La popularité croissante des véhicules électriques intervient également dans la foulée du scandale du diesel chez Volkswagen en 2015. La manipulation illégale de véhicules par la société pour tromper les tests d'émission a échaudé les consommateurs. La chute des ventes du diesel complique la tâche des constructeurs automobiles européens qui tentent de satisfaire aux exigences plus strictes en matière d'émissions qui entreront en vigueur dans l'Union européenne en 2021.

La Chine adopte également des règles pour obtenir davantage de véhicules électriques, en obligeant les constructeurs à s'assurer que 10 pour cent de leur parc de véhicules sera électrique en 2019. Les réglementations limitent les marques étrangères à environ quatre pour cent du marché.
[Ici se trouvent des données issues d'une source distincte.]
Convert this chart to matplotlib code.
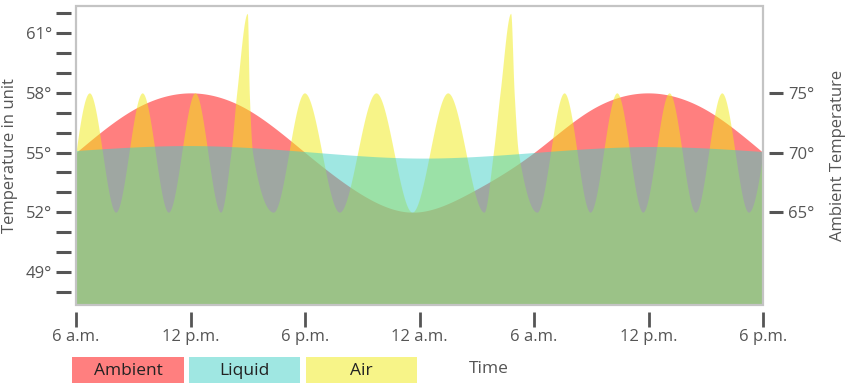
import numpy as np
import matplotlib
matplotlib.use("Agg")
import matplotlib.pyplot as plt
from matplotlib.patches import Rectangle
from matplotlib.ticker import FixedLocator, FixedFormatter, NullFormatter

plt.rcParams['font.family'] = ['Open Sans', 'DejaVu Sans']

# ---------------- data ----------------
x_tick_hours = [0, 6, 12, 18, 24, 30, 36]
x_tick_labels = ["6 a.m.", "12 p.m.", "6 p.m.", "12 a.m.", "6 a.m.", "12 p.m.", "6 p.m."]

ambient_hours = [0, 3, 6, 9, 12, 14.9, 17.6, 20.65, 24, 27, 30, 33, 36]
ambient_values = [70, 73.6, 75, 73.6, 70, 66.55, 65, 66.63, 70, 73.6, 75, 73.6, 70]

liquid_hours = [0, 6, 12, 18, 24, 30, 36]
liquid_values = [55.1, 55.35, 55.05, 54.72, 55.0, 55.3, 55.05]

air_hours = [0.00, 0.70, 2.08, 3.47, 4.84, 6.24, 7.58,
             8.12, 8.42, 8.98, 9.08, 9.25,
             10.34, 11.97, 13.80, 15.72, 17.61, 19.48, 21.38,
             21.87, 22.22, 22.78, 22.96, 23.18,
             24.15, 25.58, 26.94, 28.34, 29.70, 31.08, 32.46, 33.84, 35.24, 36.00]
air_values = [55, 58, 52, 58, 52, 58, 52,
              55, 58, 62, 58, 55,
              52, 58, 52, 58, 52, 58, 52,
              55, 58, 62, 58, 55,
              52, 58, 52, 58, 52, 58, 52, 58, 52, 55]

left_major = [49, 52, 55, 58, 61]
left_major_labels = ["49°", "52°", "55°", "58°", "61°"]
left_minor = [48, 50, 51, 53, 54, 56, 57, 59, 60, 62]
right_major = [65, 70, 75]
right_major_labels = ["65°", "70°", "75°"]

series_names = ["Ambient", "Liquid", "Air"]
ambient_color = "#ff0000"
liquid_color = "#40d0c6"
air_color = "#f1eb13"
ALPHA = 0.5


def hermite(xk, yk, m, n):
    h = np.diff(xk)
    xs = np.linspace(xk[0], xk[-1], n)
    idx = np.clip(np.searchsorted(xk, xs) - 1, 0, len(xk) - 2)
    t = (xs - xk[idx]) / h[idx]
    h00 = 2 * t**3 - 3 * t**2 + 1
    h10 = t**3 - 2 * t**2 + t
    h01 = -2 * t**3 + 3 * t**2
    h11 = t**3 - t**2
    ys = h00 * yk[idx] + h10 * h[idx] * m[idx] + h01 * yk[idx + 1] + h11 * h[idx] * m[idx + 1]
    return xs, ys


def pchip(xk, yk, n=2400):
    """Monotone cubic rendering (keeps the sharp spikes without overshoot)."""
    xk = np.asarray(xk, float)
    yk = np.asarray(yk, float)
    h = np.diff(xk)
    d = np.diff(yk) / h
    m = np.zeros_like(yk)
    for k in range(1, len(xk) - 1):
        if d[k - 1] * d[k] > 0:
            w1 = 2 * h[k] + h[k - 1]
            w2 = h[k] + 2 * h[k - 1]
            m[k] = (w1 + w2) / (w1 / d[k - 1] + w2 / d[k])

    def end(h0, h1, d0, d1):
        s = ((2 * h0 + h1) * d0 - h0 * d1) / (h0 + h1)
        if np.sign(s) != np.sign(d0):
            s = 0.0
        elif np.sign(d0) != np.sign(d1) and abs(s) > abs(3 * d0):
            s = 3 * d0
        return s

    m[0] = end(h[0], h[1], d[0], d[1])
    m[-1] = end(h[-1], h[-2], d[-1], d[-2])
    return hermite(xk, yk, m, n)


def natural_spline(xk, yk, n=2400):
    """Smooth natural cubic spline rendering."""
    xk = np.asarray(xk, float)
    yk = np.asarray(yk, float)
    N = len(xk)
    h = np.diff(xk)
    A = np.zeros((N, N))
    rhs = np.zeros(N)
    A[0, 0] = A[-1, -1] = 1.0
    for i in range(1, N - 1):
        A[i, i - 1] = h[i - 1]
        A[i, i] = 2 * (h[i - 1] + h[i])
        A[i, i + 1] = h[i]
        rhs[i] = 3 * ((yk[i + 1] - yk[i]) / h[i] - (yk[i] - yk[i - 1]) / h[i - 1])
    c = np.linalg.solve(A, rhs)
    b = (yk[1:] - yk[:-1]) / h - h * (2 * c[:-1] + c[1:]) / 3
    dd = (c[1:] - c[:-1]) / (3 * h)
    xs = np.linspace(xk[0], xk[-1], n)
    idx = np.clip(np.searchsorted(xk, xs) - 1, 0, N - 2)
    t = xs - xk[idx]
    ys = yk[idx] + b[idx] * t + c[idx] * t**2 + dd[idx] * t**3
    return xs, ys


W, H = 848, 387
fig = plt.figure(figsize=(W / 100, H / 100), dpi=100)

L, R, T, B = 76, 763, 6, 305
ax_amb = fig.add_axes([L / W, 1 - B / H, (R - L) / W, (B - T) / H])
ax = ax_amb.twinx()

left_lim = (47.33, 62.37)
right_lim = tuple(70 + (v - 55) * 5 / 3 for v in left_lim)
ax.set_ylim(*left_lim)
ax_amb.set_ylim(*right_lim)
ax_amb.set_xlim(0, 36)

# areas: ambient (bottom), air, liquid (top)
xs, ys = natural_spline(ambient_hours, ambient_values)
ax_amb.fill_between(xs, ys, right_lim[0], color=ambient_color, alpha=ALPHA, lw=0)
xs, ys = pchip(air_hours, air_values)
ax.fill_between(xs, ys, left_lim[0], color=air_color, alpha=ALPHA, lw=0)
xs, ys = natural_spline(liquid_hours, liquid_values)
ax.fill_between(xs, ys, left_lim[0], color=liquid_color, alpha=ALPHA, lw=0)

# frame
ax.add_patch(Rectangle((0, 0), 1, 1, transform=ax.transAxes, fill=False,
                       edgecolor="#c4c4c4", lw=1.6, zorder=10, clip_on=False))

for a in (ax, ax_amb):
    for s in a.spines.values():
        s.set_visible(False)

tick_col = "#555555"
text_col = "#555555"
TICK_FS = 12

# left axis (liquid / air)
ax.yaxis.tick_left()
ax.yaxis.set_label_position("left")
ax.spines['left'].set_position(('outward', 3.6))
ax.yaxis.set_major_locator(FixedLocator(left_major))
ax.yaxis.set_major_formatter(FixedFormatter(left_major_labels))
ax.yaxis.set_minor_locator(FixedLocator(left_minor))
ax.yaxis.set_minor_formatter(NullFormatter())
ax.tick_params(axis='y', which='both', length=10.8, width=2.2, color=tick_col,
               labelsize=TICK_FS, labelcolor=text_col, pad=3.0, direction='out')
ax.set_ylabel("Temperature in unit", fontsize=12, color=text_col)
ax.yaxis.set_label_coords(-0.096, 0.5)
ax.yaxis.label.set_va('center')

# right axis (ambient)
ax_amb.yaxis.tick_right()
ax_amb.yaxis.set_label_position("right")
ax_amb.spines['right'].set_position(('outward', 4.3))
ax_amb.yaxis.set_major_locator(FixedLocator(right_major))
ax_amb.yaxis.set_major_formatter(FixedFormatter(right_major_labels))
ax_amb.tick_params(axis='y', which='major', length=10.4, width=2.2, color=tick_col,
                   labelsize=TICK_FS, labelcolor=text_col, pad=3.4, direction='out')
ax_amb.set_ylabel("Ambient Temperature", fontsize=12, color=text_col, rotation=90)
ax_amb.yaxis.set_label_coords(1.109, 0.5)
ax_amb.yaxis.label.set_va('center')

# x axis
ax_amb.spines['bottom'].set_position(('outward', 5))
ax_amb.xaxis.set_major_locator(FixedLocator(x_tick_hours))
ax_amb.xaxis.set_major_formatter(FixedFormatter(x_tick_labels))
ax_amb.tick_params(axis='x', length=10.8, width=2.0, color=tick_col,
                   labelsize=TICK_FS, labelcolor=text_col, pad=1.2, direction='out')
ax.tick_params(axis='x', which='both', bottom=False, top=False, labelbottom=False)
ax_amb.set_xlabel("Time", fontsize=12.5, color=text_col)
ax_amb.xaxis.set_label_coords((488.7 - L) / (R - L), (B - 369) / (B - T))
ax_amb.xaxis.label.set_va('center')

# legend boxes
boxes = [(72.3, 184.0), (189.0, 300.0), (305.7, 416.7)]
colors = [ambient_color, liquid_color, air_color]
for (x0, x1), name, c in zip(boxes, series_names, colors):
    fig.add_artist(Rectangle((x0 / W, 1 - 383.3 / H), (x1 - x0) / W, 26.6 / H,
                             transform=fig.transFigure, facecolor=c, alpha=ALPHA, lw=0))
    fig.text((x0 + x1) / 2 / W, 1 - 371 / H, name, ha='center', va='center',
             fontsize=12.5, color="#222222")

fig.savefig("out.png", dpi=100)
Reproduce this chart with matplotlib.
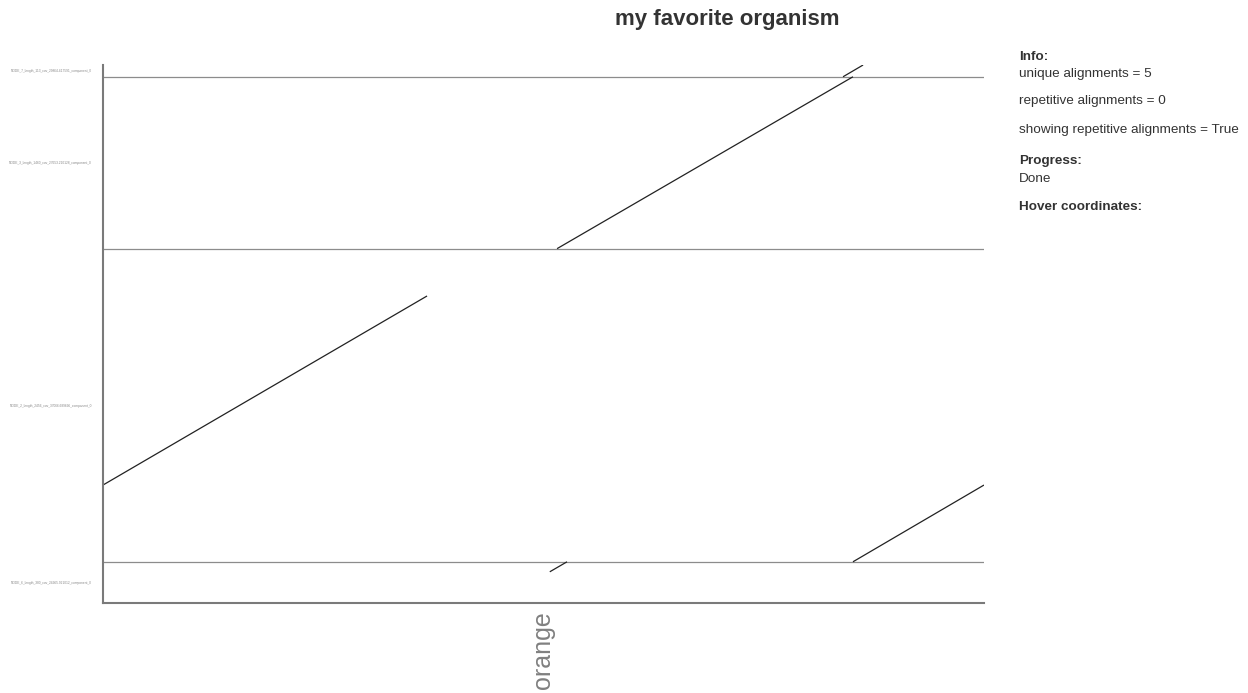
import matplotlib

matplotlib.use("Agg")
import matplotlib.pyplot as plt
import numpy as np

plt.rcParams["font.family"] = ["Liberation Sans", "DejaVu Sans"]

# reference (x axis) and query contigs (y axis, bottom to top)
REF_NAMES = ["orange"]
REF_LENGTHS = [4350]
QUERY_NAMES = [
    "NODE_6_length_380_cov_24965.921012_component_0",
    "NODE_2_length_2456_cov_37066.689696_component_0",
    "NODE_3_length_1460_cov_27653.210128_component_0",
    "NODE_7_length_113_cov_29864.417591_component_0",
]
QUERY_LENGTHS = [350, 2660, 1460, 100]

# alignments as (ref_start, ref_end, query_start, query_end) in cumulative coords
ALIGN_REF_START = [0, 2242, 3654, 2206, 3703]
ALIGN_REF_END = [1600, 3703, 3753, 2291, 4350]
ALIGN_Q_START = [1002, 3010, 4470, 265, 350]
ALIGN_Q_END = [2608, 4470, 4570, 350, 1002]

INFO_LINES = [
    ("Info:", True),
    ("unique alignments = 5", False),
    ("repetitive alignments = 0", False),
    ("showing repetitive alignments = True", False),
    ("Progress:", True),
    ("Done", False),
    ("Hover coordinates:", True),
]
INFO_Y_PX = [57, 74, 101, 130, 161, 179, 207]


def main():
    fig = plt.figure(figsize=(12.48, 6.93), dpi=100)
    ax = fig.add_axes([103 / 1248, 1 - 603 / 693, 881 / 1248, 538 / 693])

    ref_total = sum(REF_LENGTHS)
    q_bounds = np.concatenate([[0], np.cumsum(QUERY_LENGTHS)])
    q_total = q_bounds[-1]

    for b in q_bounds[1:-1]:
        ax.axhline(b, color="#8c8c8c", linewidth=0.9)

    for xs, xe, ys, ye in zip(ALIGN_REF_START, ALIGN_REF_END, ALIGN_Q_START, ALIGN_Q_END):
        ax.plot([xs, xe], [ys, ye], color="#222222", linewidth=0.9, solid_capstyle="butt")

    ax.set_xlim(0, ref_total)
    ax.set_ylim(0, q_total)

    ref_bounds = np.concatenate([[0], np.cumsum(REF_LENGTHS)])
    ax.set_xticks((ref_bounds[:-1] + ref_bounds[1:]) / 2)
    ax.set_xticklabels(REF_NAMES, rotation=90, fontsize=18, color="#808080")
    ax.set_yticks((q_bounds[:-1] + q_bounds[1:]) / 2)
    ax.set_yticklabels(QUERY_NAMES, fontsize=2.3, color="#888888")
    ax.tick_params(axis="both", length=0)
    ax.tick_params(axis="x", pad=6)
    ax.tick_params(axis="y", pad=8)

    for side in ("top", "right"):
        ax.spines[side].set_visible(False)
    for side in ("left", "bottom"):
        ax.spines[side].set_color("#7a7a7a")
        ax.spines[side].set_linewidth(1.5)

    fig.text(727 / 1248, 1 - 20 / 693, "my favorite organism", ha="center", va="center",
             fontsize=16, fontweight="bold", color="#333333")

    for (text, bold), ypx in zip(INFO_LINES, INFO_Y_PX):
        fig.text(1019 / 1248, 1 - ypx / 693, text, ha="left", va="center",
                 fontsize=9.7, fontweight="bold" if bold else "normal", color="#333333")

    fig.savefig("out.png", dpi=100)
    plt.close(fig)


if __name__ == "__main__":
    main()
D'autres constructeurs automobiles tels que BMW, Ford et GM travaillent avec des partenaires locaux.

Les analystes James J. Albertine et Derek J. Glynn ne voient pas la concurrence comme une menace pour Tesla, «mais (comme) une validation de la technologie des véhicules électriques qui fera croître la part de marché mondiale des véhicules électriques, dont Tesla conservera probablement une part importante».